The fact that much of the new $19.3 million Mary and David Harrison Institute for American History, Literature and Culture, and the Albert and Shirley Small Special Collections Library will be underground presented another obstacle. “We would have to dig under Miller Hall," says Hughes, "and its foundation already had some structural problems.”
Miller Hall was not without its supporters. Reportedly, Board of Visitors’ discussions on its fate were “lively,” and Hughes says UVA president John Casteen was one of the people most dismayed that Miller Hall could not be resuscitated– his office had been there when he was dean of admissions.
Beginning later this month, Miller Hall will be demolished with a crane, piece by piece, according to project manager Don Riggin. Its proximity to other buildings obviated an implosion, and those sturdy old walls probably would have resisted another explosion as well as they did in 1917. “It’ll be taken down with care,” assures Riggin.

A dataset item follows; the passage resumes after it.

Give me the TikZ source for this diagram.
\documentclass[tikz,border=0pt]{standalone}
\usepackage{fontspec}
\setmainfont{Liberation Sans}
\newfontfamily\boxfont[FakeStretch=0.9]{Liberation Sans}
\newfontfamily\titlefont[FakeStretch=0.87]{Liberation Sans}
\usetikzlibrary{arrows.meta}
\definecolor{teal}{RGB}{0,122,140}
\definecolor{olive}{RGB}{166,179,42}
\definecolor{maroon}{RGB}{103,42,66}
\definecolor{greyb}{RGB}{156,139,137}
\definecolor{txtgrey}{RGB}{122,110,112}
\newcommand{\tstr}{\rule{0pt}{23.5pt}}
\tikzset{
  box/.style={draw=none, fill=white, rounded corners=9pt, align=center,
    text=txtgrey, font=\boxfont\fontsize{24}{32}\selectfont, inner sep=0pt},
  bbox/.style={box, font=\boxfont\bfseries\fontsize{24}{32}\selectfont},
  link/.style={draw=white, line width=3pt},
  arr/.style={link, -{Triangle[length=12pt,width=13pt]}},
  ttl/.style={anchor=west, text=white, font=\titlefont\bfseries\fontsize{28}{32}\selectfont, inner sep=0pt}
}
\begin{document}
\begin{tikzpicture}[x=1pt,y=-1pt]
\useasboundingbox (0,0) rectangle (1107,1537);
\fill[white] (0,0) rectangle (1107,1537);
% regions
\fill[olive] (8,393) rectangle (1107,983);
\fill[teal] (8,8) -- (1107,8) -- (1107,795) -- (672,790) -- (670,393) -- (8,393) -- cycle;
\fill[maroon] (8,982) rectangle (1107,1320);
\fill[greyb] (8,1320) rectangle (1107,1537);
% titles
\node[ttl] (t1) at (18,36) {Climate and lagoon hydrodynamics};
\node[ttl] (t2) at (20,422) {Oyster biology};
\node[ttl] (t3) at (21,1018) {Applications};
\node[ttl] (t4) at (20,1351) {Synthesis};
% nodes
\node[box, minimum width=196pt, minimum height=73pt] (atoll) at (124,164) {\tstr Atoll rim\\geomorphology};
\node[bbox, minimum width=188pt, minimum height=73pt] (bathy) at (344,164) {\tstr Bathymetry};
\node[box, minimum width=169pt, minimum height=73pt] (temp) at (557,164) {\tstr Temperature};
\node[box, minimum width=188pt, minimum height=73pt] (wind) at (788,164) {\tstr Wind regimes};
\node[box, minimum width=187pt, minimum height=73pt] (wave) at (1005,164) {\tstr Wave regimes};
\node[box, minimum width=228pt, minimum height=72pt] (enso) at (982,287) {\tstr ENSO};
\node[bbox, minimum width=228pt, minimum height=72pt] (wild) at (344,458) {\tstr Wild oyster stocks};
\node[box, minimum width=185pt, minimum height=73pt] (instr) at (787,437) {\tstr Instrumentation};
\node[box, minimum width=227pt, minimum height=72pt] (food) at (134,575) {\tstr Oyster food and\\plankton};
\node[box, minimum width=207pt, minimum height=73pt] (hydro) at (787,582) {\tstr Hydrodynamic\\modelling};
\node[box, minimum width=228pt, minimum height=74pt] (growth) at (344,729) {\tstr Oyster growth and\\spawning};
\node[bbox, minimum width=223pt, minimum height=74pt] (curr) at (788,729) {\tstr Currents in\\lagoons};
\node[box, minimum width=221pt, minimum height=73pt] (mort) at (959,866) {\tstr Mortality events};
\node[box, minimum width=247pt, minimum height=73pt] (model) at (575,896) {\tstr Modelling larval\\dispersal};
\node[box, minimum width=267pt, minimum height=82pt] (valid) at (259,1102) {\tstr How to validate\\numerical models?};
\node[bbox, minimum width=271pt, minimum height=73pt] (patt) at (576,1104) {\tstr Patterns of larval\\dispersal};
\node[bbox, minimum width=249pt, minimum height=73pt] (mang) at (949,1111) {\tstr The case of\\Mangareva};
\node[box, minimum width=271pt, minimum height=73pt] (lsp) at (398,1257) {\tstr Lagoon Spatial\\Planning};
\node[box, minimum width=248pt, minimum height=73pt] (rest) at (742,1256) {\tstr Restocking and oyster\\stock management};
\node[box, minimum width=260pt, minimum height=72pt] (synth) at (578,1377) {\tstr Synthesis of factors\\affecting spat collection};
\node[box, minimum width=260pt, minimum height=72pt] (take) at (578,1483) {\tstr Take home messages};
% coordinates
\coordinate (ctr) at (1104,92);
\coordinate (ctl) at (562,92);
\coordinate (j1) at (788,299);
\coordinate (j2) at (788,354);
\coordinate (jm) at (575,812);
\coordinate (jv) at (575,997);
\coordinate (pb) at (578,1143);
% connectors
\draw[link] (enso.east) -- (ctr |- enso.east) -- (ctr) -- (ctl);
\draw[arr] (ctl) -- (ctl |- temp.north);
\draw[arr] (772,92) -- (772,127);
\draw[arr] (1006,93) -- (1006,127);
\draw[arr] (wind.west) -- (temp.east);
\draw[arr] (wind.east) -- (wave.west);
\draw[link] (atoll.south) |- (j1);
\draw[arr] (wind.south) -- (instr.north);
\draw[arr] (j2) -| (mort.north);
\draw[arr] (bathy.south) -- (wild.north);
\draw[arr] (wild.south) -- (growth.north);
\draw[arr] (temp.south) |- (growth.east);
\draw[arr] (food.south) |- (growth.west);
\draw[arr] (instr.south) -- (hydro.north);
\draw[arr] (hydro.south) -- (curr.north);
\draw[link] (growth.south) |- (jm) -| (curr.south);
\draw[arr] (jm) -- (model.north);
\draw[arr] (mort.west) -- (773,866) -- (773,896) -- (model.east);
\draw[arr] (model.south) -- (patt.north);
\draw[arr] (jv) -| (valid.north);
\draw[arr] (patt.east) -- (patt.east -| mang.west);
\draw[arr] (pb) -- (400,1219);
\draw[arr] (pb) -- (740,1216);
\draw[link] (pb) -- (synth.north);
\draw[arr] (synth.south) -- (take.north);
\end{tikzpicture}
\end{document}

Approval from Charlottesville’s BAR was not required for Miller Hall, but its destruction was scrutinized by other state agencies.
It was the April 16 meeting of the BAR that had tongues wagging. That's when a litany of emotional appeals from members of First Baptist Church swayed almost all the BAR members to overrule staff suggestions and let the church demolish most of the adjacent building it owns. Now housing a business called Priority Press, the simple brick structure was once owned by photographer Rufus W. Holsinger, whose glass plate negatives documented early 20th century Charlottesville life.
Priority Press manager Peggy Duncan isn’t worried about having to vacate the building anytime soon. A long lease means it’s “nothing we have to worry about in the immediate future,” she says.
As for the BAR’s decision to allow the demolition, Duncan says, “I think the Board of Architectural Review should be deciding on architectural merits rather than social values.”
UVA landscape architect Hughes echoes that concern: “Once you stray from applying the guidelines, it becomes hard to justify refusing future demolition requests.”   
After the emotional pleas to tear down the Priority Press building and hints that the church might have to move if the request were denied, approval for the demolition of Peyton Pontiac and Merchant Tire farther up West Main was more low-key. Now that owner Coran Capshaw has permission to raze those buildings, project architect Jim Grigg admits that “We’re so early into it, we’re not even sure we’re going to demolish them.”
Grigg wasn’t surprised that the BAR granted approval to demolish the two buildings from the auto age on the 2.2-acre site. “I thought that question was settled in 1997 when the owners [Greg and Denise LaCour] asked permission to demolish.” When the BAR denied that proposal, an appeal to City Council garnered a thumbs-up just as Council approved demolition to build the Marriott Hotel, another West Main project. 
“I was more surprised when the requested demolition permit was sent back to the BAR,” says Grigg.
Grigg says he may file a site plan in the next month or so, and if the whole property is redeveloped with parking and mixed use, the buildings will come down. However, “We may return to the notion that the value of what’s there is worth renovating.”
Assistant university architect Connie Warnock is very fond of the 20th century auto age architecture that the Peyton Pontiac showroom and Merchant Tire buildings exemplify. “It was the first pass at a style of modernism that didn’t take off in this country,” she says. 
“Can’t you picture it as an art exhibit space or as a dance space?” she asks. “We’d love that more than a Toys R Us type building.”
And, Warnock points out, how many places can you drive into? Soon, it may be two fewer.